• **Source data**
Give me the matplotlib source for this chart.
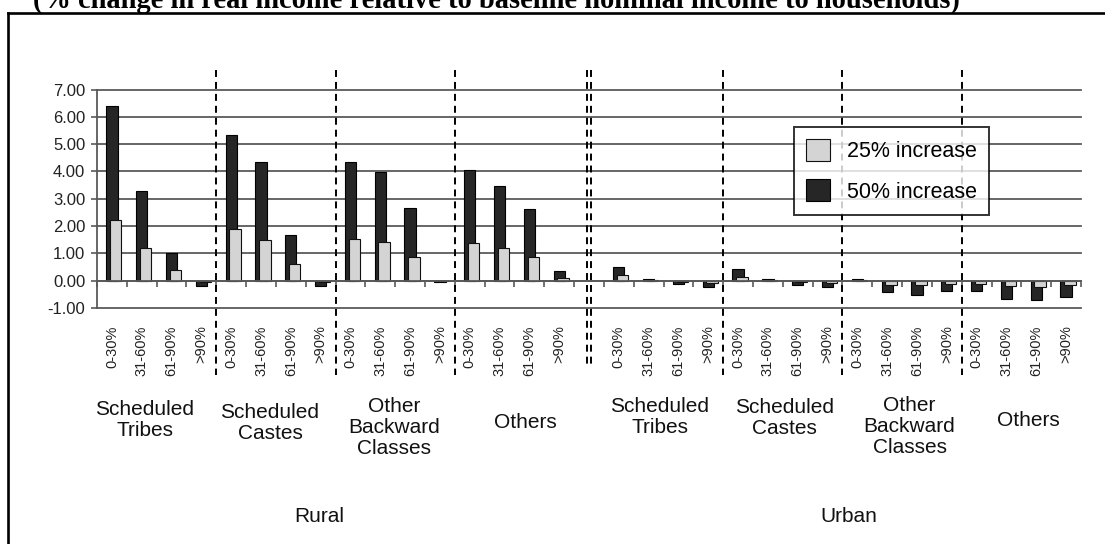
import matplotlib
matplotlib.use('Agg')
import matplotlib.pyplot as plt
import matplotlib.transforms as mtransforms
from matplotlib.lines import Line2D
import numpy as np

plt.rcParams['font.family'] = ['Liberation Sans', 'DejaVu Sans']
plt.rcParams['lines.scale_dashes'] = False

W, H, DPI = 1105, 544, 100

# ---------------- data ----------------
title_text = "(% change in real income relative to baseline nominal income to households)"
income_bands = ['0-30%', '31-60%', '61-90%', '>90%']
social_groups = ['Scheduled\nTribes', 'Scheduled\nCastes', 'Other\nBackward\nClasses', 'Others']
areas = ['Rural', 'Urban']
series_names = ['25% increase', '50% increase']

rural_25 = [2.23, 1.19, 0.39, -0.03, 1.89, 1.49, 0.60, -0.03, 1.53, 1.41, 0.88, -0.02, 1.39, 1.19, 0.88, 0.11]
rural_50 = [6.41, 3.30, 1.03, -0.18, 5.35, 4.35, 1.69, -0.18, 4.35, 3.98, 2.67, -0.04, 4.06, 3.45, 2.61, 0.35]
urban_25 = [0.20, 0.02, -0.04, -0.08, 0.14, 0.02, -0.06, -0.08, 0.03, -0.14, -0.14, -0.13, -0.13, -0.18, -0.23, -0.17]
urban_50 = [0.50, 0.06, -0.11, -0.23, 0.44, 0.05, -0.16, -0.22, 0.07, -0.41, -0.51, -0.37, -0.36, -0.66, -0.72, -0.60]

# ---------------- layout / style ----------------
DARK = '#262626'
LIGHT = '#d4d4d4'
GRID = '#5a5a5a'
n_per_area = len(income_bands) * len(social_groups)
gap_slots = 1
x_r = np.arange(n_per_area)
x_u = np.arange(n_per_area) + n_per_area + gap_slots
n_slots = 2 * n_per_area + gap_slots

fig = plt.figure(figsize=(W / DPI, H / DPI), dpi=DPI)
ax = fig.add_axes([97 / W, 1 - 308 / H, (1081 - 97) / W, (308 - 89.5) / H])

bw = 0.38
lw_bar = 0.8
b50 = ax.bar(np.concatenate([x_r, x_u]), rural_50 + urban_50, width=bw, color=DARK,
             edgecolor='black', linewidth=lw_bar, zorder=3, label=series_names[1])
b25 = ax.bar(np.concatenate([x_r, x_u]) + 0.13, rural_25 + urban_25, width=bw, color=LIGHT,
             edgecolor='#111111', linewidth=lw_bar, zorder=4, label=series_names[0])

ax.set_xlim(-0.5, n_slots - 0.5)
ax.set_ylim(-1, 7)
ax.set_yticks(np.arange(-1, 8, 1))
ax.set_yticklabels([f'{v:.2f}' for v in np.arange(-1, 8, 1)], fontsize=12, color='#222222')
ax.yaxis.grid(True, color=GRID, linewidth=1.3, zorder=1)
for gl in ax.get_ygridlines():
    gl.set_clip_on(False)
ax.set_axisbelow(True)

for s in ['top', 'right']:
    ax.spines[s].set_visible(False)
ax.spines['left'].set_color(GRID)
ax.spines['left'].set_linewidth(1.3)
ax.spines['bottom'].set_position(('data', 0))
ax.spines['bottom'].set_color(GRID)
ax.spines['bottom'].set_linewidth(1.3)
ax.spines['bottom'].set_zorder(5)
ax.tick_params(axis='y', direction='out', length=4, width=1.2, color=GRID, pad=4.5)

# x ticks: labels at slot centers, minor tick marks at slot boundaries
xt = np.concatenate([x_r, x_u])
ax.set_xticks(xt)
ax.set_xticklabels(income_bands * (2 * len(social_groups)), rotation=90, fontsize=10.5,
                   va='top', color='#222222')
ax.set_xticks(np.arange(-0.5, n_slots, 1), minor=True)
ax.tick_params(axis='x', which='major', length=0, pad=32)
ax.tick_params(axis='x', which='minor', direction='out', length=4, width=1.2, color=GRID)

# dashed separators
bt = mtransforms.blended_transform_factory(ax.transData, fig.transFigure)
y_top, y_bot = 1 - 70 / H, 1 - 375 / H
sep_positions = []
for a, base in enumerate([0, n_per_area + gap_slots]):
    for g in range(1, len(social_groups)):
        sep_positions.append(base + g * len(income_bands) - 0.5)
for xs in sep_positions:
    ax.add_line(Line2D([xs, xs], [y_top, y_bot], transform=bt, color='black',
                       linewidth=1.4, dashes=(5, 3.6), clip_on=False, zorder=6))
x_mid = n_per_area + (gap_slots - 1) / 2
for d in (-0.06, 0.06):
    ax.add_line(Line2D([x_mid + d, x_mid + d], [y_top, 1 - 368 / H], transform=bt, color='black',
                       linewidth=1.4, dashes=(5, 3.6), clip_on=False, zorder=6))

# group labels
group_offsets = [[-0.39, -0.2, -0.03, 0.35], [-0.13, 0.05, 0.25, 0.23]]
group_tops = [[400, 403, 397, 413], [397, 398, 396, 411]]
for a, base in enumerate([0, n_per_area + gap_slots]):
    for g, name in enumerate(social_groups):
        cx = base + g * len(income_bands) + (len(income_bands) - 1) / 2 + group_offsets[a][g]
        ax.text(cx, 1 - group_tops[a][g] / H, name, transform=bt, ha='center', va='top',
                fontsize=15, linespacing=1.12, multialignment='center', color='#111111')
area_offsets = [-0.53, 0.2]
for a, (name, base) in enumerate(zip(areas, [0, n_per_area + gap_slots])):
    cx = base + (n_per_area - 1) / 2 + area_offsets[a]
    ax.text(cx, 1 - 516 / H, name, transform=bt, ha='center', va='center', fontsize=15,
            color='#111111')

# legend
leg = fig.legend(handles=[b25, b50], labels=series_names, loc='upper left',
                 bbox_to_anchor=(794 / W, 1 - 127 / H), bbox_transform=fig.transFigure,
                 fontsize=15.5, frameon=True, fancybox=False, shadow=False,
                 handlelength=1.12, handleheight=1.2, handletextpad=0.8,
                 labelspacing=0.8, borderpad=0.55, borderaxespad=0)
leg.get_frame().set_edgecolor('black')
leg.get_frame().set_linewidth(1.4)
leg.get_frame().set_facecolor('white')
leg.set_zorder(10)

# outer frame
fig.add_artist(Line2D([8 / W, 8 / W], [-0.01, 1 - 13 / H], transform=fig.transFigure,
                      color='black', linewidth=1.9))
fig.add_artist(Line2D([8 / W, 1.01], [1 - 13 / H, 1 - 13 / H], transform=fig.transFigure,
                      color='black', linewidth=1.9))

# title (clipped at top), sized to span the measured width
t = fig.text(33 / W, 1 - 8 / H, title_text, ha='left', va='baseline',
             fontsize=18, fontweight='bold', family=['Liberation Serif', 'DejaVu Serif'])
r = fig.canvas.get_renderer()
wpx = t.get_window_extent(renderer=r).width
t.set_fontsize(18 * 927 / wpx)

fig.savefig('out.png', dpi=DPI)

• **Short exercise**
Take the listing above and print it exactly, apart from the pictures.

• **Expected answer**
Give me the matplotlib source for this chart.
import matplotlib
matplotlib.use('Agg')
import matplotlib.pyplot as plt
import matplotlib.transforms as mtransforms
from matplotlib.lines import Line2D
import numpy as np

plt.rcParams['font.family'] = ['Liberation Sans', 'DejaVu Sans']
plt.rcParams['lines.scale_dashes'] = False

W, H, DPI = 1105, 544, 100

# ---------------- data ----------------
title_text = "(% change in real income relative to baseline nominal income to households)"
income_bands = ['0-30%', '31-60%', '61-90%', '>90%']
social_groups = ['Scheduled\nTribes', 'Scheduled\nCastes', 'Other\nBackward\nClasses', 'Others']
areas = ['Rural', 'Urban']
series_names = ['25% increase', '50% increase']

rural_25 = [2.23, 1.19, 0.39, -0.03, 1.89, 1.49, 0.60, -0.03, 1.53, 1.41, 0.88, -0.02, 1.39, 1.19, 0.88, 0.11]
rural_50 = [6.41, 3.30, 1.03, -0.18, 5.35, 4.35, 1.69, -0.18, 4.35, 3.98, 2.67, -0.04, 4.06, 3.45, 2.61, 0.35]
urban_25 = [0.20, 0.02, -0.04, -0.08, 0.14, 0.02, -0.06, -0.08, 0.03, -0.14, -0.14, -0.13, -0.13, -0.18, -0.23, -0.17]
urban_50 = [0.50, 0.06, -0.11, -0.23, 0.44, 0.05, -0.16, -0.22, 0.07, -0.41, -0.51, -0.37, -0.36, -0.66, -0.72, -0.60]

# ---------------- layout / style ----------------
DARK = '#262626'
LIGHT = '#d4d4d4'
GRID = '#5a5a5a'
n_per_area = len(income_bands) * len(social_groups)
gap_slots = 1
x_r = np.arange(n_per_area)
x_u = np.arange(n_per_area) + n_per_area + gap_slots
n_slots = 2 * n_per_area + gap_slots

fig = plt.figure(figsize=(W / DPI, H / DPI), dpi=DPI)
ax = fig.add_axes([97 / W, 1 - 308 / H, (1081 - 97) / W, (308 - 89.5) / H])

bw = 0.38
lw_bar = 0.8
b50 = ax.bar(np.concatenate([x_r, x_u]), rural_50 + urban_50, width=bw, color=DARK,
             edgecolor='black', linewidth=lw_bar, zorder=3, label=series_names[1])
b25 = ax.bar(np.concatenate([x_r, x_u]) + 0.13, rural_25 + urban_25, width=bw, color=LIGHT,
             edgecolor='#111111', linewidth=lw_bar, zorder=4, label=series_names[0])

ax.set_xlim(-0.5, n_slots - 0.5)
ax.set_ylim(-1, 7)
ax.set_yticks(np.arange(-1, 8, 1))
ax.set_yticklabels([f'{v:.2f}' for v in np.arange(-1, 8, 1)], fontsize=12, color='#222222')
ax.yaxis.grid(True, color=GRID, linewidth=1.3, zorder=1)
for gl in ax.get_ygridlines():
    gl.set_clip_on(False)
ax.set_axisbelow(True)

for s in ['top', 'right']:
    ax.spines[s].set_visible(False)
ax.spines['left'].set_color(GRID)
ax.spines['left'].set_linewidth(1.3)
ax.spines['bottom'].set_position(('data', 0))
ax.spines['bottom'].set_color(GRID)
ax.spines['bottom'].set_linewidth(1.3)
ax.spines['bottom'].set_zorder(5)
ax.tick_params(axis='y', direction='out', length=4, width=1.2, color=GRID, pad=4.5)

# x ticks: labels at slot centers, minor tick marks at slot boundaries
xt = np.concatenate([x_r, x_u])
ax.set_xticks(xt)
ax.set_xticklabels(income_bands * (2 * len(social_groups)), rotation=90, fontsize=10.5,
                   va='top', color='#222222')
ax.set_xticks(np.arange(-0.5, n_slots, 1), minor=True)
ax.tick_params(axis='x', which='major', length=0, pad=32)
ax.tick_params(axis='x', which='minor', direction='out', length=4, width=1.2, color=GRID)

# dashed separators
bt = mtransforms.blended_transform_factory(ax.transData, fig.transFigure)
y_top, y_bot = 1 - 70 / H, 1 - 375 / H
sep_positions = []
for a, base in enumerate([0, n_per_area + gap_slots]):
    for g in range(1, len(social_groups)):
        sep_positions.append(base + g * len(income_bands) - 0.5)
for xs in sep_positions:
    ax.add_line(Line2D([xs, xs], [y_top, y_bot], transform=bt, color='black',
                       linewidth=1.4, dashes=(5, 3.6), clip_on=False, zorder=6))
x_mid = n_per_area + (gap_slots - 1) / 2
for d in (-0.06, 0.06):
    ax.add_line(Line2D([x_mid + d, x_mid + d], [y_top, 1 - 368 / H], transform=bt, color='black',
                       linewidth=1.4, dashes=(5, 3.6), clip_on=False, zorder=6))

# group labels
group_offsets = [[-0.39, -0.2, -0.03, 0.35], [-0.13, 0.05, 0.25, 0.23]]
group_tops = [[400, 403, 397, 413], [397, 398, 396, 411]]
for a, base in enumerate([0, n_per_area + gap_slots]):
    for g, name in enumerate(social_groups):
        cx = base + g * len(income_bands) + (len(income_bands) - 1) / 2 + group_offsets[a][g]
        ax.text(cx, 1 - group_tops[a][g] / H, name, transform=bt, ha='center', va='top',
                fontsize=15, linespacing=1.12, multialignment='center', color='#111111')
area_offsets = [-0.53, 0.2]
for a, (name, base) in enumerate(zip(areas, [0, n_per_area + gap_slots])):
    cx = base + (n_per_area - 1) / 2 + area_offsets[a]
    ax.text(cx, 1 - 516 / H, name, transform=bt, ha='center', va='center', fontsize=15,
            color='#111111')

# legend
leg = fig.legend(handles=[b25, b50], labels=series_names, loc='upper left',
                 bbox_to_anchor=(794 / W, 1 - 127 / H), bbox_transform=fig.transFigure,
                 fontsize=15.5, frameon=True, fancybox=False, shadow=False,
                 handlelength=1.12, handleheight=1.2, handletextpad=0.8,
                 labelspacing=0.8, borderpad=0.55, borderaxespad=0)
leg.get_frame().set_edgecolor('black')
leg.get_frame().set_linewidth(1.4)
leg.get_frame().set_facecolor('white')
leg.set_zorder(10)

# outer frame
fig.add_artist(Line2D([8 / W, 8 / W], [-0.01, 1 - 13 / H], transform=fig.transFigure,
                      color='black', linewidth=1.9))
fig.add_artist(Line2D([8 / W, 1.01], [1 - 13 / H, 1 - 13 / H], transform=fig.transFigure,
                      color='black', linewidth=1.9))

# title (clipped at top), sized to span the measured width
t = fig.text(33 / W, 1 - 8 / H, title_text, ha='left', va='baseline',
             fontsize=18, fontweight='bold', family=['Liberation Serif', 'DejaVu Serif'])
r = fig.canvas.get_renderer()
wpx = t.get_window_extent(renderer=r).width
t.set_fontsize(18 * 927 / wpx)

fig.savefig('out.png', dpi=DPI)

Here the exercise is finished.